The meaning of the word "equation" isn't the same. In the first case, it means a relationship between two variables $y$ and $x$. In the second case, it means an equality not for any values of $x$, but only for some particular values of $x$. Then, solving for $x$ means finding those particular values.
In addition :
In the very different case $\quad x^2-4xy-y^2=0\quad$ there is $y$ in the equation. This is a relationship between $y$ and $x$. So, it is valid for various values of $x$ and the related values of $y$. This allows to draw a curve $$y(x)=(2\pm \sqrt{5})\:x$$ So, two straight lines : $\quad y(x)=(2+ \sqrt{5})\:x \quad$ and $\quad y(x)=(2- \sqrt{5})\:x$
Further addition :
$x^2-5x+6=0\quad$ is commonly understood as to be solve for $x$, that is, to find the roots of the equation. The answer is two constant values : $x=2$ and $x=3$.

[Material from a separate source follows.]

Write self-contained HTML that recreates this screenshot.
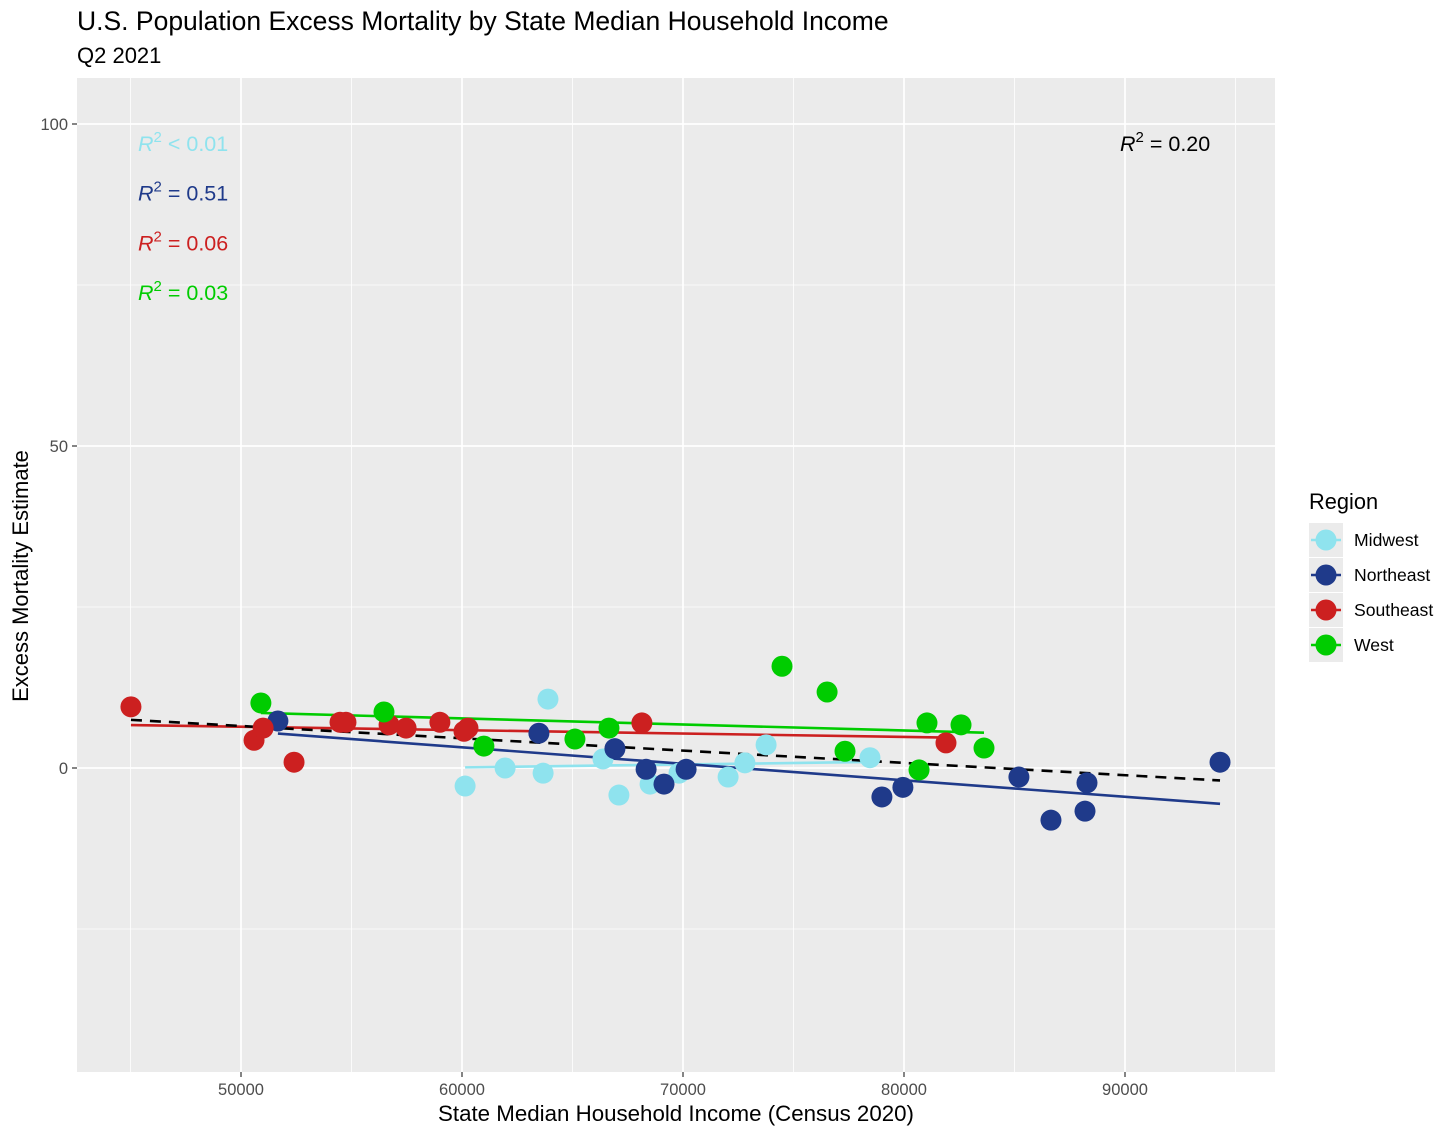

If one want to make understand that the question is not to find the roots of the equation on the common sens, but is to find some unknown relationship between $x$ and $y$ satisfying $x^2-5x+6=0$ , in order to avoid the ambiguity, the equation should be written as : $$\left( x(y)\right)^2-5x(y)+6=0$$ because, this specifies that $y$ exists and that the equation have to be solved for a function $x(y)$.
Solving it leads to $$x(y)-2=0 \quad\to\quad x(y)=2$$ $$x(y)-3=0 \quad\to\quad x(y)=3$$ that is two lines parallel to the y-axis.